§ WHAT TO DO:
Retype the opening lines of the listing below, ending with the line that contains "X_END = 4.915", and leave out any pictures.

§ DATA EXTRACT:
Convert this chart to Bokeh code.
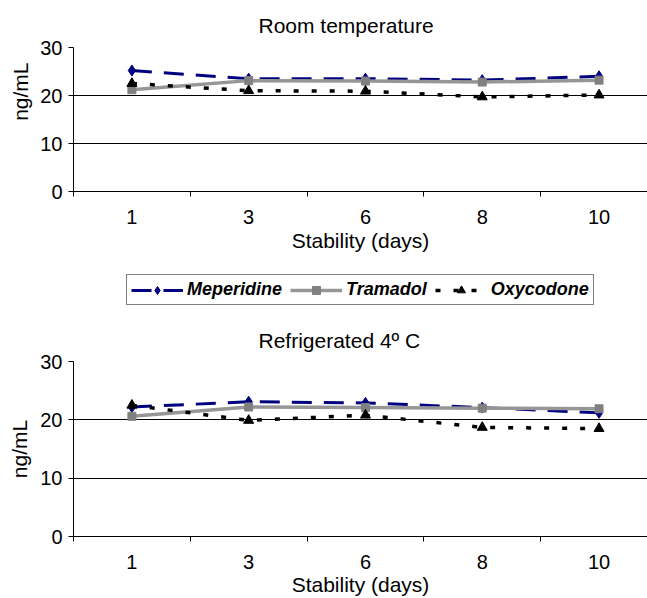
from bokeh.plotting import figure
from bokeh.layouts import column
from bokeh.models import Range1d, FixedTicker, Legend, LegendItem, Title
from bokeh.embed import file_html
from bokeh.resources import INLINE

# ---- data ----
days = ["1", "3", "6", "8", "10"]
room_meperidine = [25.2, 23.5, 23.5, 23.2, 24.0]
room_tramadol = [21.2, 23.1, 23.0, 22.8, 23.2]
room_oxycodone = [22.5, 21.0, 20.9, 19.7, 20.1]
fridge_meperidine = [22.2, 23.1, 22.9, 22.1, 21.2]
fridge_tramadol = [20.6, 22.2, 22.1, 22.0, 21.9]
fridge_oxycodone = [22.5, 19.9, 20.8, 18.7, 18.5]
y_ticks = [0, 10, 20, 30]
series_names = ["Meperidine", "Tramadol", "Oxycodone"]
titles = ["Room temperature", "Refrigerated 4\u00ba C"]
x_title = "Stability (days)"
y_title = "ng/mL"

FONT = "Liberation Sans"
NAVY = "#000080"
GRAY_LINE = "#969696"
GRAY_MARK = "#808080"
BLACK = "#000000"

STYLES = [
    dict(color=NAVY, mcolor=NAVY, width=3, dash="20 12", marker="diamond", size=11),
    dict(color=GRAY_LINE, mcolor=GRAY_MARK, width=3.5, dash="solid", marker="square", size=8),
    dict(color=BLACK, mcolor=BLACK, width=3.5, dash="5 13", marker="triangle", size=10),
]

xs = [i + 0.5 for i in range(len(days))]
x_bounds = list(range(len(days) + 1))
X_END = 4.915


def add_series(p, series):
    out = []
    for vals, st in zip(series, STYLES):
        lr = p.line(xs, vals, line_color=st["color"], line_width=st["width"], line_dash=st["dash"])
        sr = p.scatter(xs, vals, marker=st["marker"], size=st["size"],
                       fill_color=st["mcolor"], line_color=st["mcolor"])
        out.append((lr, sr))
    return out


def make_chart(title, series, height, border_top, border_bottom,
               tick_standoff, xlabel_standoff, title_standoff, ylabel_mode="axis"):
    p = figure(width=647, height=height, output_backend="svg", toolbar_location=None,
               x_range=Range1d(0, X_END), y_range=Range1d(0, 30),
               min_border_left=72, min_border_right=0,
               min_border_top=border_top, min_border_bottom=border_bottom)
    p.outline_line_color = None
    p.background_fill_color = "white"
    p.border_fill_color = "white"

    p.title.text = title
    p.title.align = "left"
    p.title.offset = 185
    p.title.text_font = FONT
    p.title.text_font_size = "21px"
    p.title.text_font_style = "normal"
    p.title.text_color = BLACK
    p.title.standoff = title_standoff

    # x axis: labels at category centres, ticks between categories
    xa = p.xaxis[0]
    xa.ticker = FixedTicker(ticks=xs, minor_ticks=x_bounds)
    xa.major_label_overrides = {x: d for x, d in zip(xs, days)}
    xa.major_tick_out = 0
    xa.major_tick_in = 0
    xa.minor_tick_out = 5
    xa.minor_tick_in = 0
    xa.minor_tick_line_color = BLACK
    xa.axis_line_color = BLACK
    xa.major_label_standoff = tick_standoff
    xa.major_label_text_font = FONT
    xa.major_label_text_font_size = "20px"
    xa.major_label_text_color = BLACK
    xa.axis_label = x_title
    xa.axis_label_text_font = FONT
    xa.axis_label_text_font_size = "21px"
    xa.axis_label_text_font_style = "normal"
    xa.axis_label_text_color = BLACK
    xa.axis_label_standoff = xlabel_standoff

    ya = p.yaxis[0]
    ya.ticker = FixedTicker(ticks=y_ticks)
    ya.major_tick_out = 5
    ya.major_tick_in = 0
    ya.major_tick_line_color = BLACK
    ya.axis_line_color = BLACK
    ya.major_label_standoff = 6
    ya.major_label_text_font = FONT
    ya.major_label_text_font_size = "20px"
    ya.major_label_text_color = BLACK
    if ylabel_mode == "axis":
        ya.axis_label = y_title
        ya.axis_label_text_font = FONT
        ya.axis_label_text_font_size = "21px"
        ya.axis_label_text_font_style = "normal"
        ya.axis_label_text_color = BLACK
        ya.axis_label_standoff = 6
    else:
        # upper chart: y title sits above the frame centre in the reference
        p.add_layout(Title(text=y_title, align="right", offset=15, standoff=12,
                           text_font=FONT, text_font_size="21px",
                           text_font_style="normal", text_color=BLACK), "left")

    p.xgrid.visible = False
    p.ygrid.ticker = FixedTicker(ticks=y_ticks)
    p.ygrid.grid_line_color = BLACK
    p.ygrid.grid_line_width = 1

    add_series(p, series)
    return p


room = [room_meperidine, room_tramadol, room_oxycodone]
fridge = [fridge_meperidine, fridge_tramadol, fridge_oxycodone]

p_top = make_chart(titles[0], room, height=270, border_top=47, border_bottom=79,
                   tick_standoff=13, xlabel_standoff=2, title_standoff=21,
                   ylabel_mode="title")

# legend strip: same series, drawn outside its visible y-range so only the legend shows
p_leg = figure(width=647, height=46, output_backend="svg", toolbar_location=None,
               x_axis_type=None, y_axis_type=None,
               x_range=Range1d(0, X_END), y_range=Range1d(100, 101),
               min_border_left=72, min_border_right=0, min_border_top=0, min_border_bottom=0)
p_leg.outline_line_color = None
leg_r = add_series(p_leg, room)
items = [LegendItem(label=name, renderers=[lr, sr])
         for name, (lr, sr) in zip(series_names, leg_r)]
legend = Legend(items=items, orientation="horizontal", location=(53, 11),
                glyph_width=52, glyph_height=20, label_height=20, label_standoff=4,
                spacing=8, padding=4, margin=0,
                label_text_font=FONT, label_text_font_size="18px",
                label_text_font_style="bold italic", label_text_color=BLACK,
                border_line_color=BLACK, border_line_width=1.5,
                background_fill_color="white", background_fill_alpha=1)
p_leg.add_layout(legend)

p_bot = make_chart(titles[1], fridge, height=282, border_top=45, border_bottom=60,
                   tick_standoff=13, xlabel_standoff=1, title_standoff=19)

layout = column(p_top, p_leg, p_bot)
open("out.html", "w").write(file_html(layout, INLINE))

§ RESULT BELOW:
Convert this chart to Bokeh code.
from bokeh.plotting import figure
from bokeh.layouts import column
from bokeh.models import Range1d, FixedTicker, Legend, LegendItem, Title
from bokeh.embed import file_html
from bokeh.resources import INLINE

# ---- data ----
days = ["1", "3", "6", "8", "10"]
room_meperidine = [25.2, 23.5, 23.5, 23.2, 24.0]
room_tramadol = [21.2, 23.1, 23.0, 22.8, 23.2]
room_oxycodone = [22.5, 21.0, 20.9, 19.7, 20.1]
fridge_meperidine = [22.2, 23.1, 22.9, 22.1, 21.2]
fridge_tramadol = [20.6, 22.2, 22.1, 22.0, 21.9]
fridge_oxycodone = [22.5, 19.9, 20.8, 18.7, 18.5]
y_ticks = [0, 10, 20, 30]
series_names = ["Meperidine", "Tramadol", "Oxycodone"]
titles = ["Room temperature", "Refrigerated 4\u00ba C"]
x_title = "Stability (days)"
y_title = "ng/mL"

FONT = "Liberation Sans"
NAVY = "#000080"
GRAY_LINE = "#969696"
GRAY_MARK = "#808080"
BLACK = "#000000"

STYLES = [
    dict(color=NAVY, mcolor=NAVY, width=3, dash="20 12", marker="diamond", size=11),
    dict(color=GRAY_LINE, mcolor=GRAY_MARK, width=3.5, dash="solid", marker="square", size=8),
    dict(color=BLACK, mcolor=BLACK, width=3.5, dash="5 13", marker="triangle", size=10),
]

xs = [i + 0.5 for i in range(len(days))]
x_bounds = list(range(len(days) + 1))
X_END = 4.915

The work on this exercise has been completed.